高い内閣支持率を維持し、「安倍一強」と言われる安倍政権を支える自民党幹事長の二階俊博氏。その存在感を増している二階幹事長に安倍政権が抱える問題を直撃した(後編)。
憲法改正はそれほど急がなくてもいい
【塩田潮】安倍首相は昨年9月、「政治的手腕が一流」と言って二階さんを幹事長に起用しましたが、その腕前で小池さんを取り込む魂胆では、と見る人もいるようです。
【二階俊博(自民党幹事長)】こっちからそんなお節介なことはしませんよ。何でも円満にと言う人もいるけど、どっちかというと、私は喧嘩のほうが好きだ。政治って、みんなそうでしょう。
【塩田】安倍首相は憲法改正に意欲的で、本心では首相在任中の改憲実現を企図していると見られます。二階幹事長は憲法改正問題についてどうお考えですか。
【二階】これこそ広く国民の意向に従って進んでいかければならない。できるだけ多くのみなさんの意見を頂戴し、それに沿って進めていく。時間をかけて、円満にやるという揺るぎない信念で取り組んでいきたいと思っています。
【塩田】現憲法のままでいいのか、それとも変えたほうがいいと思っていますか。
【二階】現憲法は、生い立ちからいっても、ちょっとおかしい、と誰でも考えているわけでしょう。ここは変えたほうがいいと思っている点は当然、あります。議論し、改憲で行けるとなれば、その方向に行きます。ですが、無理してはいけないというときは、あえて無理して挑発する必要はないと思っています。
【塩田】安倍首相は3月5日の党大会で「自民党は改憲案の発議に向けて議論をリードしていく」と述べていますが、改憲問題で首相から幹事長への働きかけはありませんか。
【二階】そんなことはありません。
【塩田】改憲案は衆参の憲法審査会で各党が協議して取りまとめることになると思いますが、幹事長として国会の議論をリードしようというというお考えは。
【二階】まだそこに至っていませんよ。これから議論を重ねていって、落ち着くところに落ち着かせるということです。今、どうこうしなければということではない。もう少し時間をかけてじっくりやったらいいと思います。それほど急がなくていい。先にやるべき重要な課題はいっぱいありますから。自民党内の空気をいちいち調べたことはありませんが、党内の意見が一致すればその方向で行くべきですが、そうでなかったら、慌てて取り組まなければならないということはありません。

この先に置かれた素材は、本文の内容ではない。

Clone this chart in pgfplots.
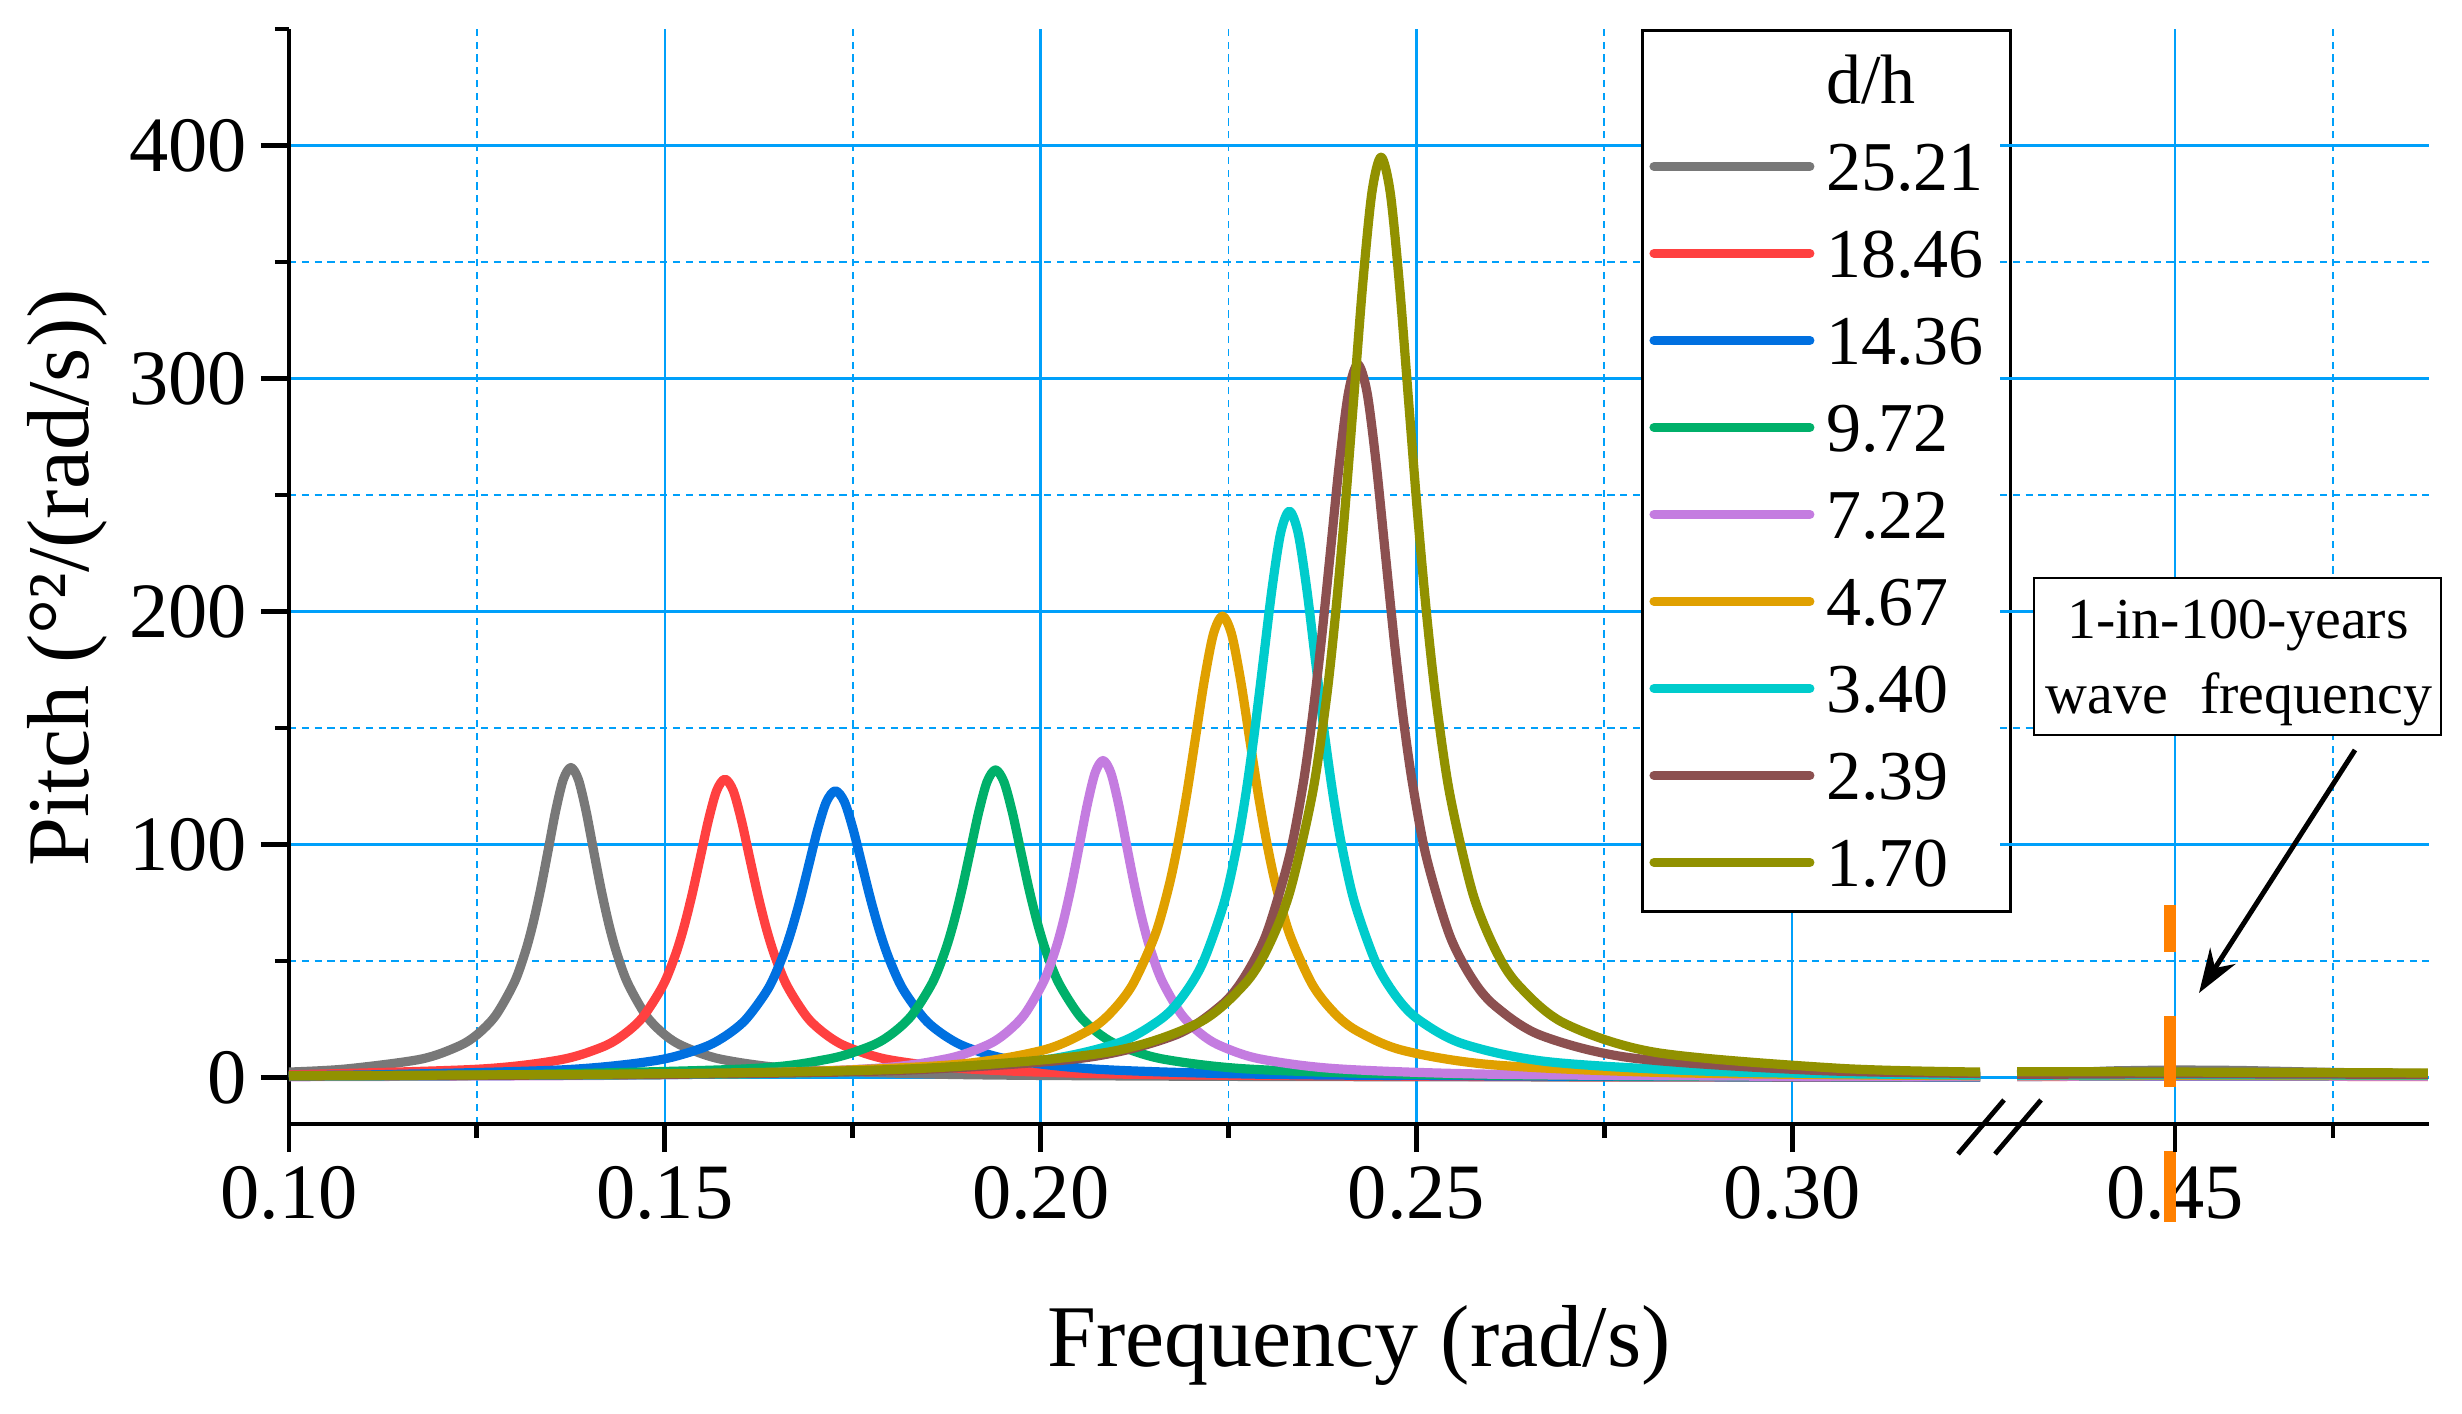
\documentclass[border=0pt]{standalone}
\usepackage{fontspec}
\setmainfont{Liberation Serif}
\usepackage{pgfplots}
\pgfplotsset{compat=1.18}
\usetikzlibrary{arrows.meta}
\definecolor{gridblue}{RGB}{0,160,250}
\definecolor{c1}{RGB}{120,120,120}
\definecolor{c2}{RGB}{255,64,64}
\definecolor{c3}{RGB}{0,112,224}
\definecolor{c4}{RGB}{0,176,106}
\definecolor{c5}{RGB}{196,124,224}
\definecolor{c6}{RGB}{224,160,0}
\definecolor{c7}{RGB}{0,204,204}
\definecolor{c8}{RGB}{140,80,80}
\definecolor{c9}{RGB}{145,145,0}
\definecolor{dorange}{RGB}{255,128,0}
\pgfplotsset{
  common/.style={
    scale only axis, height=273.75pt, ymin=-20, ymax=450,
    axis lines*=left,
    axis line style={line width=1.2pt, black},
    tick align=outside,
    major tick length=7pt, minor tick length=3.5pt,
    tick style={line width=1.2pt, black},
    ytick={0,100,200,300,400}, minor ytick={50,150,250,350},
    grid=both,
    major grid style={line width=0.6pt, gridblue, solid},
    minor grid style={line width=0.45pt, gridblue, dash pattern=on 1.8pt off 1.4pt},
    /pgf/number format/assume math mode=true,
    tick label style={font=\fontsize{19.6}{23}\selectfont},
    every axis plot/.append style={line width=2.3pt, line join=round},
  }
}
\begin{document}
\begin{tikzpicture}
\useasboundingbox (-72.25pt,-72.25pt) rectangle (543.25pt,281pt);
% ---------- left segment ----------
\begin{axis}[common, at={(0pt,0pt)}, anchor=south west, width=427.75pt,
  xmin=0.10, xmax=0.32765,
  xtick={0.10,0.15,0.20,0.25,0.30},
  minor xtick={0.125,0.175,0.225,0.275},
  xticklabel style={/pgf/number format/.cd, fixed, fixed zerofill, precision=2},
  extra y ticks={450}, extra y tick labels={},
  extra y tick style={grid=none, major tick length=3.5pt},
  xlabel={Frequency (rad/s)}, ylabel={Pitch (°²/(rad/s))},
  label style={font=\fontsize{22}{26}\selectfont},
  xlabel style={at={(axis description cs:0.6254,-0.2219)}, anchor=base},
  ylabel style={at={(axis description cs:-0.11689,0.4986)}, anchor=base},
  legend cell align=left,
  legend style={at={(axis description cs:0.7902,1)}, anchor=north west,
    draw=black, line width=0.7pt, fill=white,
    inner xsep=1.75pt, inner ysep=6.25pt,
    font=\fontsize{17.5}{21}\selectfont,
    row sep=9.75pt, column sep=2.95pt,
    nodes={inner sep=0pt, text height=12pt, text depth=0pt, text width=44.25pt, anchor=west}},
  legend image code/.code={\draw[#1, line cap=round] (1.15pt,0pt) -- (40.1pt,0pt);},
]
\addlegendimage{empty legend}
\addlegendentry{d/h}
\addplot[c1, smooth] coordinates {(0.1000,2.3)(0.1075,3.6)(0.1175,7.8)(0.1225,13.3)(0.1250,18.3)(0.1275,26.6)(0.1300,40.9)(0.1315,54.5)(0.1325,66.5)(0.1335,81.1)(0.1345,97.8)(0.1355,114.7)(0.1365,127.9)(0.1375,133)(0.1385,127.9)(0.1395,114.7)(0.1405,97.8)(0.1415,81.1)(0.1425,66.5)(0.1435,54.5)(0.1450,40.9)(0.1475,26.6)(0.1500,18.3)(0.1525,13.3)(0.1575,7.8)(0.1675,3.6)(0.1875,1.3)(0.2200,0.5)(0.2700,0.2)(0.3250,0.1)};
\addlegendentry{25.21}
\addplot[c2, smooth] coordinates {(0.1000,1.1)(0.1250,3.5)(0.1360,7.5)(0.1415,12.8)(0.14425,17.7)(0.1470,25.6)(0.14975,39.4)(0.1514,52.5)(0.1525,64)(0.1536,78.1)(0.1547,94.1)(0.1558,110.3)(0.1569,123.1)(0.1580,128)(0.1591,123.1)(0.1602,110.3)(0.1613,94.1)(0.1624,78.1)(0.1635,64)(0.1646,52.5)(0.16625,39.4)(0.1690,25.6)(0.17175,17.7)(0.1745,12.8)(0.1800,7.5)(0.1910,3.5)(0.2130,1.3)(0.2600,0.4)(0.3250,0.15)};
\addlegendentry{18.46}
\addplot[c3, smooth] coordinates {(0.1000,0.8)(0.1127,1.2)(0.1367,3.3)(0.1487,7.2)(0.1547,12.3)(0.1577,17.0)(0.1607,24.6)(0.1637,37.8)(0.1655,50.4)(0.1667,61.5)(0.1679,75.0)(0.1691,90.4)(0.1703,106.0)(0.1715,118.3)(0.1727,123)(0.1739,118.3)(0.1751,106.0)(0.1763,90.4)(0.1775,75.0)(0.1787,61.5)(0.1799,50.4)(0.1817,37.8)(0.1847,24.6)(0.1877,17.0)(0.1907,12.3)(0.1967,7.2)(0.2087,3.3)(0.2327,1.2)(0.2800,0.4)(0.3250,0.2)};
\addlegendentry{14.36}
\addplot[c4, smooth] coordinates {(0.1000,0.5)(0.1250,0.9)(0.1604,3.6)(0.1716,7.8)(0.1772,13.2)(0.1800,18.2)(0.1828,26.4)(0.1856,40.6)(0.18728,54.1)(0.1884,66)(0.18952,80.5)(0.19064,97.1)(0.19176,113.8)(0.19288,126.9)(0.1940,132)(0.19512,126.9)(0.19624,113.8)(0.19736,97.1)(0.19848,80.5)(0.1996,66)(0.20072,54.1)(0.2024,40.6)(0.2052,26.4)(0.2080,18.2)(0.2108,13.2)(0.2164,7.8)(0.2276,3.6)(0.2500,1.3)(0.2900,0.45)(0.3250,0.25)};
\addlegendentry{9.72}
\addplot[c5, smooth] coordinates {(0.1000,0.3)(0.1500,1.1)(0.1771,3.7)(0.1875,8.0)(0.1927,13.6)(0.1953,18.8)(0.1979,27.2)(0.2005,41.8)(0.20206,55.7)(0.2031,68)(0.20414,82.9)(0.20518,100)(0.20622,117.2)(0.20726,130.8)(0.2083,136)(0.20934,130.8)(0.21038,117.2)(0.21142,100)(0.21246,82.9)(0.2135,68)(0.21454,55.7)(0.2161,41.8)(0.2187,27.2)(0.2213,18.8)(0.2239,13.6)(0.2291,8.0)(0.2395,3.7)(0.2603,1.35)(0.3000,0.45)(0.3250,0.3)};
\addlegendentry{7.22}
\addplot[c6, smooth] coordinates {(0.1000,0.5)(0.1500,1.3)(0.1642,2.0)(0.1882,5.4)(0.2002,11.6)(0.2062,19.8)(0.2092,27.3)(0.2122,39.6)(0.2152,60.9)(0.2170,81.1)(0.2182,99)(0.2194,120.7)(0.2206,145.6)(0.2218,170.7)(0.2230,190.4)(0.2242,198)(0.2254,190.4)(0.2266,170.7)(0.2278,145.6)(0.2290,120.7)(0.2302,99)(0.2314,81.1)(0.2332,60.9)(0.2362,39.6)(0.2392,27.3)(0.2422,19.8)(0.2482,11.6)(0.2602,5.4)(0.2842,2.0)(0.3250,0.7)};
\addlegendentry{4.67}
\addplot[c7, smooth] coordinates {(0.1000,0.5)(0.1500,1.2)(0.1751,2.4)(0.1983,6.6)(0.2099,14.3)(0.2157,24.3)(0.2186,33.5)(0.2215,48.6)(0.2244,74.8)(0.22614,99.6)(0.2273,121.5)(0.22846,148.2)(0.22962,178.7)(0.23078,209.5)(0.23194,233.7)(0.2331,243)(0.23426,233.7)(0.23542,209.5)(0.23658,178.7)(0.23774,148.2)(0.2389,121.5)(0.24006,99.6)(0.2418,74.8)(0.2447,48.6)(0.2476,33.5)(0.2505,24.3)(0.2563,14.3)(0.2679,6.6)(0.2911,2.4)(0.3250,1.0)};
\addlegendentry{3.40}
\addplot[c8, smooth] coordinates {(0.1000,0.6)(0.1500,1.3)(0.1812,3.0)(0.2056,8.3)(0.2178,18.0)(0.2239,30.6)(0.22695,42.2)(0.2300,61.2)(0.23305,94.2)(0.2349,125.4)(0.2361,153)(0.23732,186.6)(0.23854,225)(0.23976,263.8)(0.24098,294.2)(0.2422,306)(0.24342,294.2)(0.24464,263.8)(0.24586,225)(0.24708,186.6)(0.2483,153)(0.24952,125.4)(0.25135,94.2)(0.2544,61.2)(0.25745,42.2)(0.2605,30.6)(0.2666,18.0)(0.2788,8.3)(0.3032,3.0)(0.3250,1.7)};
\addlegendentry{2.39}
\addplot[c9, smooth] coordinates {(0.1000,0.7)(0.1500,1.6)(0.1843,3.9)(0.2087,10.7)(0.2209,23.2)(0.2270,39.5)(0.23005,54.5)(0.2331,79)(0.23615,121.5)(0.2380,161.9)(0.2392,197.5)(0.24042,240.9)(0.24164,290.4)(0.24286,340.5)(0.24408,379.8)(0.2453,395)(0.24652,379.8)(0.24774,340.5)(0.24896,290.4)(0.25018,240.9)(0.2514,197.5)(0.25262,161.9)(0.25445,121.5)(0.2575,79)(0.26055,54.5)(0.2636,39.5)(0.2697,23.2)(0.2819,10.7)(0.3063,3.9)(0.3250,2.3)};
\addlegendentry{1.70}
\end{axis}
% ---------- right segment ----------
\begin{axis}[common, at={(427.75pt,0pt)}, anchor=south west, width=107.25pt,
  xmin=0.4223, xmax=0.4902,
  major tick length=0pt, minor tick length=0pt,
  y axis line style={draw=none},
  yticklabels={},
  xtick={0.45}, minor xtick={0.475},
  xticklabel style={yshift=-7pt, /pgf/number format/.cd, fixed, fixed zerofill, precision=2},
  clip=false,
]
\addplot[c1] coordinates {(0.425,1.2)(0.44,2.8)(0.45,3.2)(0.46,3.0)(0.47,2.4)(0.48,1.9)(0.49,1.6)};
\addplot[c2] coordinates {(0.425,0.4)(0.45,0.5)(0.49,0.4)};
\addplot[c3] coordinates {(0.425,0.4)(0.45,0.6)(0.49,0.5)};
\addplot[c4] coordinates {(0.425,0.5)(0.45,0.7)(0.49,0.6)};
\addplot[c5] coordinates {(0.425,0.5)(0.45,0.6)(0.49,0.5)};
\addplot[c6] coordinates {(0.425,0.7)(0.45,0.9)(0.49,0.8)};
\addplot[c7] coordinates {(0.425,0.9)(0.45,1.2)(0.49,1.0)};
\addplot[c8] coordinates {(0.425,1.3)(0.45,1.6)(0.49,1.3)};
\addplot[c9] coordinates {(0.425,2.4)(0.44,2.4)(0.45,2.3)(0.47,2.1)(0.49,1.9)};
\addplot[dorange, line width=3pt, line cap=butt, dash pattern=on 17.75pt off 16pt] coordinates {(0.4492,-62)(0.4492,74)};
\draw[line width=1.2pt] (axis cs:0.45,-20) -- ++(0pt,-7pt);
\draw[line width=1.2pt] (axis cs:0.475,-20) -- ++(0pt,-3.5pt);
\end{axis}
% break marks
\draw[line width=1.2pt] (417.25pt,-7.5pt) -- (428.75pt,6pt);
\draw[line width=1.2pt] (426.5pt,-7.5pt) -- (438pt,6pt);
% annotation
\draw[line width=0.6pt, fill=white] (436.25pt,97.25pt) rectangle (538pt,136.5pt);
\node[anchor=base, inner sep=0pt, font=\fontsize{14.5}{17}\selectfont] at (487.25pt,121.25pt) {1-in-100-years};
\node[anchor=base, inner sep=0pt, font=\fontsize{14.5}{17}\selectfont] at (487.5pt,102.5pt) {wave\hspace{0.55em}frequency};
\draw[line width=1.25pt, -{Stealth[length=11pt, width=7.5pt]}] (516.5pt,93.5pt) -- (477.5pt,32.75pt);
\end{tikzpicture}
\end{document}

【塩田】幹事長就任後、沖縄県の翁長雄志知事と会談したという報道がありました。
【二階】私が卒業した中央大学の関係で翁長さんの兄さんと近かったので、翁長さんが知事になる前から知っていました。十数年前に「弟がいずれ政治に参加したいという希望を持っているので、その節はよろしく」と言われました。その頃から弟さんとも、ずっと付き合ってきました。なかなか立派な人だと思います。